When D.C.S.S. received intercepted funds from Father’s unemployment benefits in June 2002, and from May through July 2003, it allocated those funds between Father’s two cases.
Father was in Kern Valley State Prison in December 2007, when he received notification from D.C.S.S. that he owed $58,000 in child support arrearages in Child’s case. After his release in January 2008, Father retained counsel and on April 24, 2008, Father specially appeared through counsel to file a motion to set aside the 1998 default judgment on grounds of fraudulent service and to dismiss underlying Complaint. In supporting declaration, Father stated that he lived at the address on proof of service only from May to June 1997, and was incarcerated on the date that he was allegedly personally served by the process server. Father claimed that he had never been served with the Summons and Complaint, and attached copies of Trial Court’s minutes showing his guilty plea and sentencing. In opposition, D.C.S.S. asserted that address of alleged service was furnished by D.M.V. and that Father had failed to show that he had not posted bail and been released when alleged service occurred.
At the hearing on May 29, 2008, Father argued that he had been denied due process because D.C.S.S.’s failure to properly serve him meant that Trial Court had never acquired personal jurisdiction over him. D.C.S.S. countered that even if ineffective service made judgment void, he could not challenge judgment because he failed to file his set-aside motion within six months after he learned of it, in accordance with California Family Code Section 3691.

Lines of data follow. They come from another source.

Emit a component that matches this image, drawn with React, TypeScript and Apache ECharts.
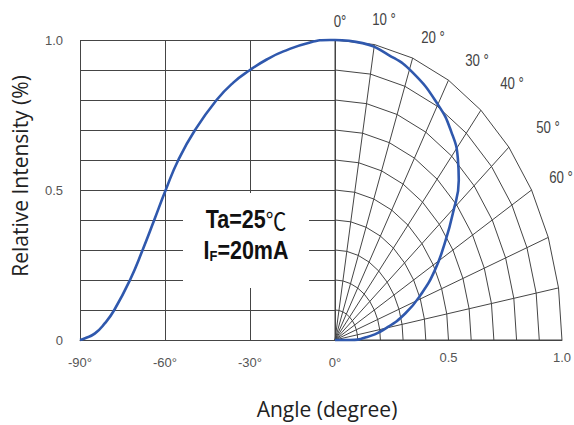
import React, { useEffect, useRef } from 'react';
import * as echarts from 'echarts';

// Left (cartesian) half: relative intensity vs. angle
const leftAngles = [-90, -88.2, -84.7, -81.2, -77.9, -72.35, -67.9, -63.8, -59.75, -55.3, -49.4, -41.8, -35.9, -30, -24.1, -18.2, -8.8, -1.8, 0];
const leftIntensity = [0, 0.006, 0.022, 0.056, 0.1, 0.2, 0.3, 0.4, 0.5, 0.6, 0.7, 0.8, 0.858, 0.9, 0.935, 0.962, 0.992, 1.0, 1.0];

// Right (polar) half: radiation pattern
const polarAngles = [0, 7, 14, 20.8, 30.1, 36.4, 41.8, 45.7, 50.9, 56.3, 62.1, 67.8, 74, 80.1, 86.2, 90, 90];
const polarIntensity = [1.0, 0.997, 0.979, 0.956, 0.906, 0.863, 0.812, 0.762, 0.669, 0.581, 0.498, 0.413, 0.323, 0.227, 0.137, 0.065, 0];

// Polar grid
const gridAngles = [0, 10, 20, 30, 40, 50, 60, 70, 80, 90];
const gridRadii = [0.1, 0.2, 0.3, 0.4, 0.5, 0.6, 0.7, 0.8, 0.9, 1.0];

// Tick labels
const leftYLabels = ['0', '0.5', '1.0'];
const angleLabels = ['0°', '10 °', '20 °', '30 °', '40 °', '50 °', '60 °'];

const TICKFONT = "'Liberation Sans', 'Noto Sans', sans-serif";
const GRID = '#454545';
const BLUE = '#2f58ad';

const toXY = (deg: number, r: number) => {
  const a = (deg * Math.PI) / 180;
  return [r * Math.sin(a), r * Math.cos(a)];
};

export default function App() {
  const ref = useRef<HTMLDivElement>(null);
  useEffect(() => {
    const chart = echarts.init(ref.current!, null, { renderer: 'svg' });

    const gridLine = { color: GRID, width: 1 };
    const series: any[] = [];

    gridRadii.forEach((r) => {
      series.push({
        type: 'line', xAxisIndex: 1, yAxisIndex: 1, data: gridAngles.map((a) => toXY(a, r)),
        showSymbol: false, lineStyle: gridLine, silent: true, clip: false, z: 1,
      });
    });
    gridAngles.forEach((a) => {
      series.push({
        type: 'line', xAxisIndex: 1, yAxisIndex: 1, data: [toXY(a, 0), toXY(a, 1)], showSymbol: false,
        lineStyle: gridLine, silent: true, clip: false, z: 1,
      });
    });

    series.push({
      type: 'line', xAxisIndex: 0, yAxisIndex: 0,
      data: leftAngles.map((a, i) => [a, leftIntensity[i]]),
      showSymbol: false, smooth: 0.5, clip: false, z: 5,
      lineStyle: { color: BLUE, width: 2.6 },
    });
    series.push({
      type: 'line', xAxisIndex: 1, yAxisIndex: 1,
      data: polarAngles.map((a, i) => toXY(a, polarIntensity[i])),
      showSymbol: false, smooth: 0.5, clip: false, z: 5,
      lineStyle: { color: BLUE, width: 2.6 },
    });

    const labelPos: number[][] = [[340, 21], [384, 19], [433, 37], [477, 60], [512, 83], [548, 127], [561, 177]];

    const option: any = {
      animation: false,
      backgroundColor: '#fff',
      grid: [
        { left: 80, top: 40, width: 255, height: 300, containLabel: false },
        { left: 335, top: 40, width: 231, height: 300, containLabel: false },
      ],
      xAxis: [
        {
          type: 'value', gridIndex: 0, min: -90, max: 0, interval: 30,
          axisLine: { show: true, lineStyle: { color: GRID, width: 1 } },
          axisTick: { show: false },
          axisLabel: {
            show: true, margin: 16, color: '#555', fontSize: 13, fontFamily: TICKFONT,
            formatter: (v: number) => `${v}°`,
          },
          splitLine: { show: true, lineStyle: gridLine },
        },
        {
          type: 'value', gridIndex: 1, min: 0, max: 1, interval: 0.5,
          axisLine: { show: true, lineStyle: { color: GRID, width: 1 } },
          axisTick: { show: false },
          axisLabel: {
            show: true, margin: 11, color: '#555', fontSize: 13, fontFamily: TICKFONT,
            formatter: (v: number) => (Math.abs(v) < 1e-6 ? '' : v.toFixed(1)),
          },
          splitLine: { show: false },
        },
      ],
      yAxis: [
        {
          type: 'value', gridIndex: 0, min: 0, max: 1, interval: 0.1,
          axisLine: { show: true, lineStyle: { color: GRID, width: 1 } },
          axisTick: { show: false },
          axisLabel: {
            show: true, margin: 17, color: '#555', fontSize: 13, fontFamily: TICKFONT,
            formatter: (v: number) => {
              if (Math.abs(v) < 1e-6) return leftYLabels[0];
              if (Math.abs(v - 0.5) < 1e-6) return leftYLabels[1];
              if (Math.abs(v - 1) < 1e-6) return leftYLabels[2];
              return '';
            },
          },
          splitLine: { show: true, lineStyle: gridLine },
        },
        {
          type: 'value', gridIndex: 1, min: 0, max: 1, show: false,
          splitLine: { show: false },
        },
      ],
      series,
      graphic: [
        { type: 'rect', shape: { x: 183, y: 193, width: 126, height: 95 }, style: { fill: '#fff' }, z: 50 },
        {
          type: 'text', x: 246, y: 219, z: 51, scaleX: 0.86,
          style: {
            text: '{a|Ta=25}{c|℃}', align: 'center', verticalAlign: 'middle',
            rich: {
              a: { fontSize: 25, fontWeight: 'bold', fontFamily: "'Liberation Sans', sans-serif", fill: '#111' },
              c: { fontSize: 24, fontWeight: 'normal', fontFamily: "'Noto Sans CJK SC', sans-serif", fill: '#111' },
            },
          },
        },
        {
          type: 'text', x: 246, y: 250, z: 51, scaleX: 0.86,
          style: {
            text: '{a|I}{s|F}{a|=20mA}', align: 'center', verticalAlign: 'middle',
            rich: {
              a: { fontSize: 25, fontWeight: 'bold', fontFamily: "'Liberation Sans', sans-serif", fill: '#111', lineHeight: 26 },
              s: { fontSize: 15, fontWeight: 'bold', fontFamily: "'Liberation Sans', sans-serif", fill: '#111', verticalAlign: 'bottom', lineHeight: 15, padding: [13, 0, 0, 0] },
            },
          },
        },
        {
          type: 'text', x: 20, y: 176, rotation: Math.PI / 2, z: 51,
          style: {
            text: 'Relative Intensity (%)', fontSize: 21, fontFamily: "'Open Sans', sans-serif",
            fill: '#222', align: 'center', verticalAlign: 'middle',
          },
        },
        {
          type: 'text', x: 327, y: 409, z: 51,
          style: {
            text: 'Angle (degree)', fontSize: 21, fontFamily: "'Open Sans', sans-serif",
            fill: '#222', align: 'center', verticalAlign: 'middle',
          },
        },
        ...angleLabels.map((t, i) => ({
          type: 'text', x: labelPos[i][0], y: labelPos[i][1], z: 51, scaleX: 0.78,
          style: {
            text: t, fontSize: 17, fontFamily: TICKFONT, fill: '#444',
            align: 'center', verticalAlign: 'middle',
          },
        })),
      ],
    };
    chart.setOption(option);
    return () => chart.dispose();
  }, []);
  return (
    <div
      ref={ref}
      style={{ position: 'fixed', left: 0, top: 0, width: 574, height: 425, background: '#fff' }}
    />
  );
}
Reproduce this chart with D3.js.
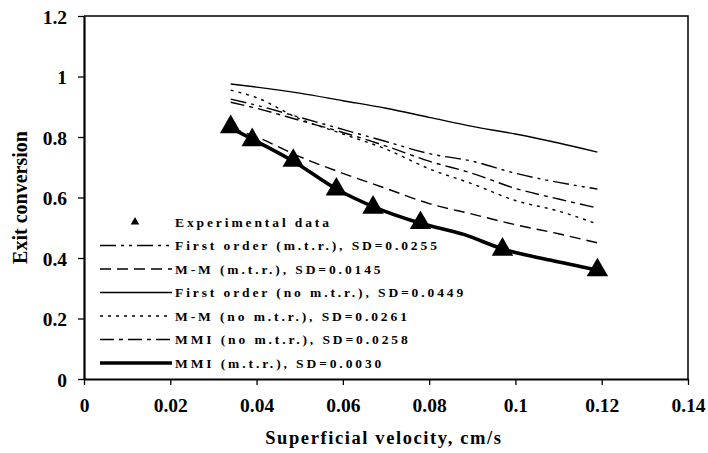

Trial Court then ordered the parties to file points and authorities regarding the application of Family Code Section 3691, and continued the hearing. At the continued hearing, Trial Court stated that it did not believe that process server had either attempted to or properly served Father, but it was troubled by Father’s waiting until 2008, after learning of default judgment in 2002. Trial Court then ordered parties to submit additional briefing on whether it ever acquired jurisdiction over Father and whether Section 3691 barred Father from seeking remedy.
On October 31, 2008, Trial Court issued a tentative decision to dismiss the entire case on the basis that fraudulent service precluded it from having personal jurisdiction over Father, but after further argument, took the matter under submission. On March 11, 2009, Trial Court issued a final statement of decision, finding that (1) lack of personal service made default judgment void for lack of personal jurisdiction; (2) false proof of service constituted extrinsic fraud; (3) Father’s set-aside motion was untimely under California Code of Civil Procedure Section 473.5(a) six month time limit or within reasonable time (Father did not act promptly, significant interests of Mother and County would be impaired by set-aside, and false proof of service was not intentionally or willfully false); (4) Father’s motion was untimely under California Family Code Section 3691, which preempts equitable set-aside and adequately addresses due-process considerations; and (5) request for dismissal under California Code of Civil Procedure Section 583.210 [failure to serve] was untimely. Accordingly, Trial Court denied Father’s motions.
Father appealed, and California Appellate Court has now reversed the Trial Court’s decision and has remanded the case back to Trial Court with specific directions. The Appellate Court has ruled that (1) lack of proper service on Father deprived Trial Court of personal jurisdiction and renders any judgment automatically void; (2) Trial Court retains inherent power to vacate default judgment that is void for lack of due process; (3) California Family Code Section 3691 does not preempt where Trial Court failed to acquire personal jurisdiction over litigant because of fraudulent service (whether intentional or unintentional); (4) D.C.S.S. failed to properly inquire into underlying facts before pursuing its complaint against Father; (5) there is no evidence that Father acquiesced in default judgment or treated it as enforceable; (6) Trial Court’s finding regarding California Code of Civil Procedure Section 583.210 was erroneous because dismissal was mandatory due to improper service; and (7) default judgment was void as violating the fundamental due process rights of Father since he was never served with the Summons and Complaint. The Appellate Court, therefore, has ruled that Trial Court abused its discretion by failing to dismiss this case, and thus, reverses the decision and remands the case back to Trial Court with directions to dismiss the case.